March 11, 2008 - 14:06 AMT
German Chancellor opposes granting NATO membership to Ukraine and Georgia
German Chancellor Angela Merkel signaled she opposes granting North Atlantic Treaty Organization membership to former Soviet republics Ukraine and Georgia.

"A country should become a NATO member not only when its temporary political leadership is in favor but when a significant percentage of the population supports membership," Merkel said in Berlin in reference to Ukraine and Georgia.

"Countries that are themselves entangled in regional conflicts, can in my opinion not become members," she added after talks with NATO Secretary General Jaap de Hoop Scheffer.

Kyev and Tbilisi are expected to use the NATO military alliance's April 2-4 summit in Romania to confirm that they are candidates to join the alliance but their chances of securing a formal invitation seem remote.

Ukraine's leaders have asked to join NATO's Membership Action Plan, but public opinion at home is largely against the move, the AFP reports.

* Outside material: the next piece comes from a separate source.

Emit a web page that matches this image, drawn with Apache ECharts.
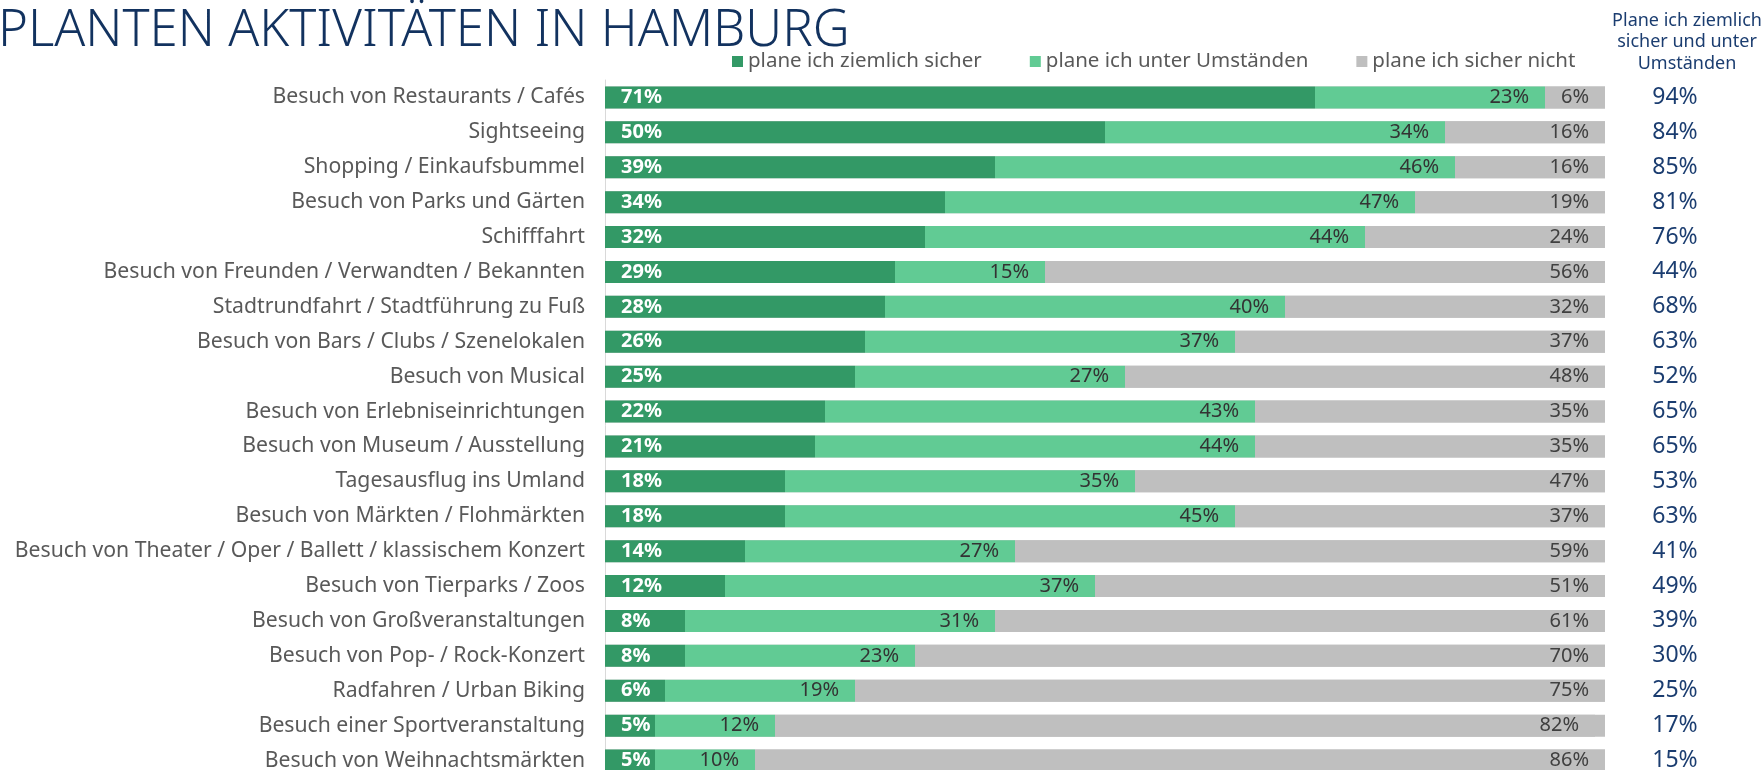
<!DOCTYPE html>
<html>
<head>
<meta charset="utf-8">
<script src="https://cdn.jsdelivr.net/npm/echarts@6/dist/echarts.min.js"></script>
<style>
  html, body { margin: 0; padding: 0; background: #fff; }
  #chart { width: 1762px; height: 770px; }
</style>
</head>
<body>
<div id="chart"></div>
<script>
const categories = [
  "Besuch von Restaurants / Cafés",
  "Sightseeing",
  "Shopping / Einkaufsbummel",
  "Besuch von Parks und Gärten",
  "Schifffahrt",
  "Besuch von Freunden / Verwandten / Bekannten",
  "Stadtrundfahrt / Stadtführung zu Fuß",
  "Besuch von Bars / Clubs / Szenelokalen",
  "Besuch von Musical",
  "Besuch von Erlebniseinrichtungen",
  "Besuch von Museum / Ausstellung",
  "Tagesausflug ins Umland",
  "Besuch von Märkten / Flohmärkten",
  "Besuch von Theater / Oper / Ballett / klassischem Konzert",
  "Besuch von Tierparks / Zoos",
  "Besuch von Großveranstaltungen",
  "Besuch von Pop- / Rock-Konzert",
  "Radfahren / Urban Biking",
  "Besuch einer Sportveranstaltung",
  "Besuch von Weihnachtsmärkten"
];
const ziemlichSicher = [71, 50, 39, 34, 32, 29, 28, 26, 25, 22, 21, 18, 18, 14, 12, 8, 8, 6, 5, 5];
const unterUmstaenden = [23, 34, 46, 47, 44, 15, 40, 37, 27, 43, 44, 35, 45, 27, 37, 31, 23, 19, 12, 10];
const sicherNicht = [6, 16, 16, 19, 24, 56, 32, 37, 48, 35, 35, 47, 37, 59, 51, 61, 70, 75, 82, 86];
const summe = [94, 84, 85, 81, 76, 44, 68, 63, 52, 65, 65, 53, 63, 41, 49, 39, 30, 25, 17, 15];
const seriesNames = ["plane ich ziemlich sicher", "plane ich unter Umständen", "plane ich sicher nicht"];

const font = "Noto Sans";
const navy = "#1b3d70";

const chart = echarts.init(document.getElementById("chart"));
chart.setOption({
  animation: false,
  textStyle: { fontFamily: font },
  title: {
    text: "PLANTEN AKTIVITÄTEN IN HAMBURG",
    left: -7,
    top: 1,
    textStyle: { fontSize: 51, fontWeight: 300, color: "#12325f", fontFamily: font },
  },
  graphic: [
    {
      type: "text",
      x: 1687,
      y: 10,
      style: {
        text: "Plane ich ziemlich\nsicher und unter\nUmständen",
        textAlign: "center",
        textVerticalAlign: "top",
        fill: navy,
        fontSize: 18,
        lineHeight: 21.5,
        fontFamily: font,
      },
    },
  ],
  legend: {
    left: 727,
    top: 46,
    icon: "rect",
    itemWidth: 11,
    itemHeight: 11,
    itemGap: 48,
    textStyle: { fontSize: 20.5, color: "#595959", fontFamily: font },
    data: seriesNames,
  },
  grid: {
    left: 605,
    top: 80,
    width: 1000,
    height: 698,
    outerBoundsMode: "none",
  },
  xAxis: {
    type: "value",
    min: 0,
    max: 100,
    show: false,
  },
  yAxis: [
    {
      type: "category",
      data: categories,
      inverse: true,
      axisLine: { show: true, lineStyle: { color: "#d9d9d9", width: 1 } },
      axisTick: { show: false },
      axisLabel: { margin: 20, fontSize: 21.2, color: "#595959", fontFamily: font },
    },
    {
      type: "category",
      position: "right",
      data: summe,
      inverse: true,
      axisLine: { show: false },
      axisTick: { show: false },
      axisLabel: {
        margin: 70,
        align: "center",
        fontSize: 23,
        color: navy,
        fontFamily: font,
        formatter: "{value}%",
      },
    },
  ],
  series: [
    {
      name: seriesNames[0],
      type: "bar",
      stack: "a",
      barWidth: 22,
      itemStyle: { color: "#339966" },
      label: {
        show: true,
        position: "insideLeft",
        distance: 16,
        color: "#fff",
        fontWeight: "bold",
        fontSize: 20,
        fontFamily: font,
        formatter: "{c}%",
      },
      data: ziemlichSicher,
    },
    {
      name: seriesNames[1],
      type: "bar",
      stack: "a",
      barWidth: 22,
      itemStyle: { color: "#61cb94" },
      label: {
        show: true,
        position: "insideRight",
        distance: 16,
        color: "#333",
        fontSize: 20,
        fontFamily: font,
        formatter: "{c}%",
      },
      data: unterUmstaenden,
    },
    {
      name: seriesNames[2],
      type: "bar",
      stack: "a",
      barWidth: 22,
      showBackground: true,
      backgroundStyle: { color: "#bfbfbf" },
      itemStyle: { color: "#bfbfbf" },
      label: {
        show: true,
        position: "insideRight",
        distance: 16,
        color: "#404040",
        fontSize: 20,
        fontFamily: font,
        formatter: "{c}%",
      },
      data: sicherNicht,
    },
  ],
});
</script>
</body>
</html>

Merkel's remarks came just a few hours after Georgia's foreign minister, Davit Bakradze, told journalists in Tbilisi that there was not a single NATO member-state "openly declaring its opposition to Georgia's NATO membership." He did, however, acknowledge that there was no consensus within the alliance about when to extend MAP to Georgia and Ukraine.

In Georgia, the public is largely in favor of NATO membership, but the alliance was made uneasy by the state of emergency the government imposed in December to end opposition protests.